What the task requires: Copy the data that follows exactly. Include no pictures.

Dataset content:
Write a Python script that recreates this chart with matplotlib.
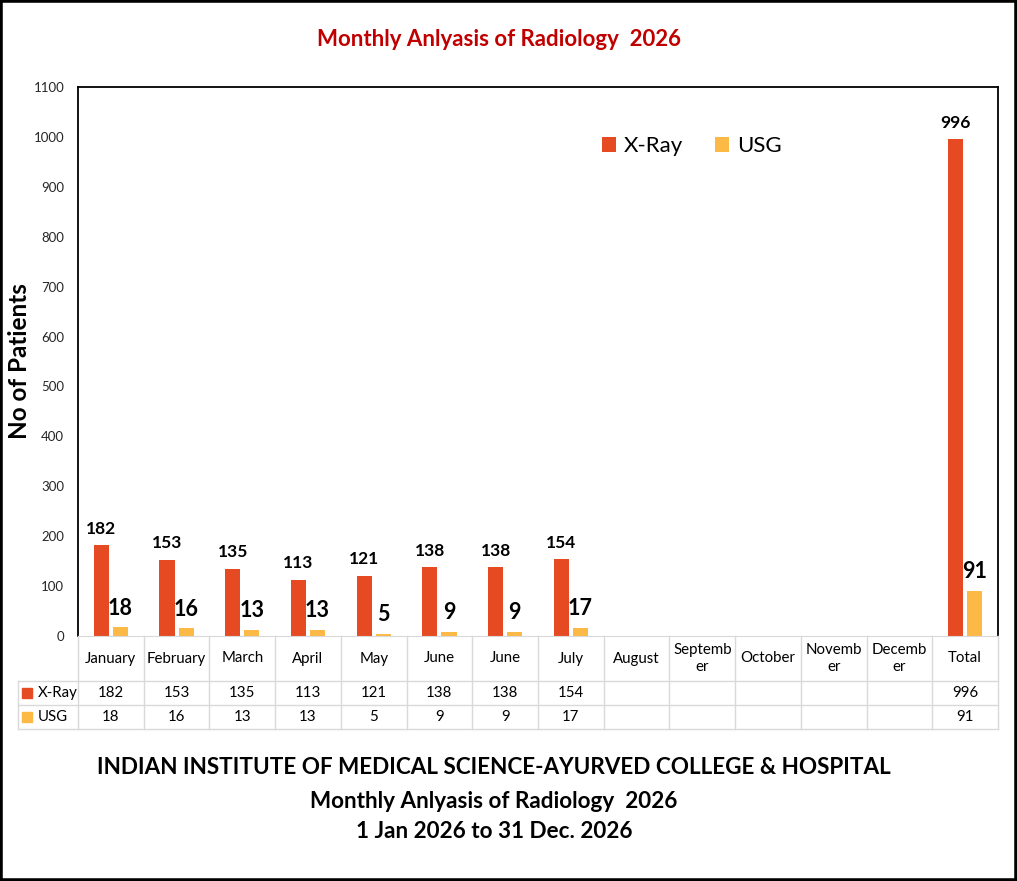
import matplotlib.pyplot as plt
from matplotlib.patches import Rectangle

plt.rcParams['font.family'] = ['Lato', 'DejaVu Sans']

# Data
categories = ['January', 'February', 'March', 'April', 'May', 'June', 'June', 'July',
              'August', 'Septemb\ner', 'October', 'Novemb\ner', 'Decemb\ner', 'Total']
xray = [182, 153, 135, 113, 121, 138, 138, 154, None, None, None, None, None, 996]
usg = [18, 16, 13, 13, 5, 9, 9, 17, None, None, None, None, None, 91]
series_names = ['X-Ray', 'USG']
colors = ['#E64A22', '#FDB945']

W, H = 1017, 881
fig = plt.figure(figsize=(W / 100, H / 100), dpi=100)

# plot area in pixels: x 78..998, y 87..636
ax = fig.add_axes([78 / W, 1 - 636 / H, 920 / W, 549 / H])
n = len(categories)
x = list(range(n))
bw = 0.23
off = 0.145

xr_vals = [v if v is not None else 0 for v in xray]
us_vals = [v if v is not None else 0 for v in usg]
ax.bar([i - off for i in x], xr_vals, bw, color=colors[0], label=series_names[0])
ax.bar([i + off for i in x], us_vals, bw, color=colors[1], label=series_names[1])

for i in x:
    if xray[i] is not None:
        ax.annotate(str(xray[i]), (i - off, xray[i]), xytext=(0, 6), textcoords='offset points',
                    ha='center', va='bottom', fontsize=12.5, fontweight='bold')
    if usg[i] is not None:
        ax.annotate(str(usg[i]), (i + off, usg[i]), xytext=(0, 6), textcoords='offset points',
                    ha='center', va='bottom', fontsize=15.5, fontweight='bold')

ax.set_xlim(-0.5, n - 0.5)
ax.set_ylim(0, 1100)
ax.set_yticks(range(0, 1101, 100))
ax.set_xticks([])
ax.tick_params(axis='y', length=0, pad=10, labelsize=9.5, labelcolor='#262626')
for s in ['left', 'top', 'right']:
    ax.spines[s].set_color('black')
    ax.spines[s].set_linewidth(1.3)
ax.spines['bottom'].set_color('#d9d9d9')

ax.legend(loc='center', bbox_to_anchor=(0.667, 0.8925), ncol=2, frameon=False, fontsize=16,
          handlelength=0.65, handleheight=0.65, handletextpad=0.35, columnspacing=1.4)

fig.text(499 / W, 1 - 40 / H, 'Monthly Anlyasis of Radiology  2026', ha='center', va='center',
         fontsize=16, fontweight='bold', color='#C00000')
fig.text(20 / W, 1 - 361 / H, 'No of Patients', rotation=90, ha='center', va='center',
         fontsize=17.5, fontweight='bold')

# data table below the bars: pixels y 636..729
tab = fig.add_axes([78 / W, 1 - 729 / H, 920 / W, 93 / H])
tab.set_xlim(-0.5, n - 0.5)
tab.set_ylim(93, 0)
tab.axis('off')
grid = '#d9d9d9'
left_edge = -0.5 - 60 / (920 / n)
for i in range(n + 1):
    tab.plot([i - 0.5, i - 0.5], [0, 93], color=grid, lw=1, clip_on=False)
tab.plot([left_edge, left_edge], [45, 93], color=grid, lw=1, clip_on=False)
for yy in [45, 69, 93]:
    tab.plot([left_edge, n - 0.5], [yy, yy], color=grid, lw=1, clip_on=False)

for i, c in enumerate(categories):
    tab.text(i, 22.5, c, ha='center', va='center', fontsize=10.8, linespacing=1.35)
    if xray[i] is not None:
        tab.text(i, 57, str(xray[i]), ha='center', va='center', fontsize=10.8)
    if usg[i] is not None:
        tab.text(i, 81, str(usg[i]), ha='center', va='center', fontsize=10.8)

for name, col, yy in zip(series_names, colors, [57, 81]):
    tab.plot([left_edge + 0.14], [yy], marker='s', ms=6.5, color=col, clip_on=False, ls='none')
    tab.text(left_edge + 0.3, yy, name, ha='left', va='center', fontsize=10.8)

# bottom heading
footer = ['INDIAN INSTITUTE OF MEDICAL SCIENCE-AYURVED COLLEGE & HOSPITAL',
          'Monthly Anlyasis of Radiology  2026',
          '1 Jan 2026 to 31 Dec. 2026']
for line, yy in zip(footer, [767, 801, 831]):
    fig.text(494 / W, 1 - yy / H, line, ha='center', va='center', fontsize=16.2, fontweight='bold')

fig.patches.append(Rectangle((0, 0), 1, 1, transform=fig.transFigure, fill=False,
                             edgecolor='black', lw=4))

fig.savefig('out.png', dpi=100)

Exercise output:
Write a Python script that recreates this chart with matplotlib.
import matplotlib.pyplot as plt
from matplotlib.patches import Rectangle

plt.rcParams['font.family'] = ['Lato', 'DejaVu Sans']

# Data
categories = ['January', 'February', 'March', 'April', 'May', 'June', 'June', 'July',
              'August', 'Septemb\ner', 'October', 'Novemb\ner', 'Decemb\ner', 'Total']
xray = [182, 153, 135, 113, 121, 138, 138, 154, None, None, None, None, None, 996]
usg = [18, 16, 13, 13, 5, 9, 9, 17, None, None, None, None, None, 91]
series_names = ['X-Ray', 'USG']
colors = ['#E64A22', '#FDB945']

W, H = 1017, 881
fig = plt.figure(figsize=(W / 100, H / 100), dpi=100)

# plot area in pixels: x 78..998, y 87..636
ax = fig.add_axes([78 / W, 1 - 636 / H, 920 / W, 549 / H])
n = len(categories)
x = list(range(n))
bw = 0.23
off = 0.145

xr_vals = [v if v is not None else 0 for v in xray]
us_vals = [v if v is not None else 0 for v in usg]
ax.bar([i - off for i in x], xr_vals, bw, color=colors[0], label=series_names[0])
ax.bar([i + off for i in x], us_vals, bw, color=colors[1], label=series_names[1])

for i in x:
    if xray[i] is not None:
        ax.annotate(str(xray[i]), (i - off, xray[i]), xytext=(0, 6), textcoords='offset points',
                    ha='center', va='bottom', fontsize=12.5, fontweight='bold')
    if usg[i] is not None:
        ax.annotate(str(usg[i]), (i + off, usg[i]), xytext=(0, 6), textcoords='offset points',
                    ha='center', va='bottom', fontsize=15.5, fontweight='bold')

ax.set_xlim(-0.5, n - 0.5)
ax.set_ylim(0, 1100)
ax.set_yticks(range(0, 1101, 100))
ax.set_xticks([])
ax.tick_params(axis='y', length=0, pad=10, labelsize=9.5, labelcolor='#262626')
for s in ['left', 'top', 'right']:
    ax.spines[s].set_color('black')
    ax.spines[s].set_linewidth(1.3)
ax.spines['bottom'].set_color('#d9d9d9')

ax.legend(loc='center', bbox_to_anchor=(0.667, 0.8925), ncol=2, frameon=False, fontsize=16,
          handlelength=0.65, handleheight=0.65, handletextpad=0.35, columnspacing=1.4)

fig.text(499 / W, 1 - 40 / H, 'Monthly Anlyasis of Radiology  2026', ha='center', va='center',
         fontsize=16, fontweight='bold', color='#C00000')
fig.text(20 / W, 1 - 361 / H, 'No of Patients', rotation=90, ha='center', va='center',
         fontsize=17.5, fontweight='bold')

# data table below the bars: pixels y 636..729
tab = fig.add_axes([78 / W, 1 - 729 / H, 920 / W, 93 / H])
tab.set_xlim(-0.5, n - 0.5)
tab.set_ylim(93, 0)
tab.axis('off')
grid = '#d9d9d9'
left_edge = -0.5 - 60 / (920 / n)
for i in range(n + 1):
    tab.plot([i - 0.5, i - 0.5], [0, 93], color=grid, lw=1, clip_on=False)
tab.plot([left_edge, left_edge], [45, 93], color=grid, lw=1, clip_on=False)
for yy in [45, 69, 93]:
    tab.plot([left_edge, n - 0.5], [yy, yy], color=grid, lw=1, clip_on=False)

for i, c in enumerate(categories):
    tab.text(i, 22.5, c, ha='center', va='center', fontsize=10.8, linespacing=1.35)
    if xray[i] is not None:
        tab.text(i, 57, str(xray[i]), ha='center', va='center', fontsize=10.8)
    if usg[i] is not None:
        tab.text(i, 81, str(usg[i]), ha='center', va='center', fontsize=10.8)

for name, col, yy in zip(series_names, colors, [57, 81]):
    tab.plot([left_edge + 0.14], [yy], marker='s', ms=6.5, color=col, clip_on=False, ls='none')
    tab.text(left_edge + 0.3, yy, name, ha='left', va='center', fontsize=10.8)

# bottom heading
footer = ['INDIAN INSTITUTE OF MEDICAL SCIENCE-AYURVED COLLEGE & HOSPITAL',
          'Monthly Anlyasis of Radiology  2026',
          '1 Jan 2026 to 31 Dec. 2026']
for line, yy in zip(footer, [767, 801, 831]):
    fig.text(494 / W, 1 - yy / H, line, ha='center', va='center', fontsize=16.2, fontweight='bold')

fig.patches.append(Rectangle((0, 0), 1, 1, transform=fig.transFigure, fill=False,
                             edgecolor='black', lw=4))

fig.savefig('out.png', dpi=100)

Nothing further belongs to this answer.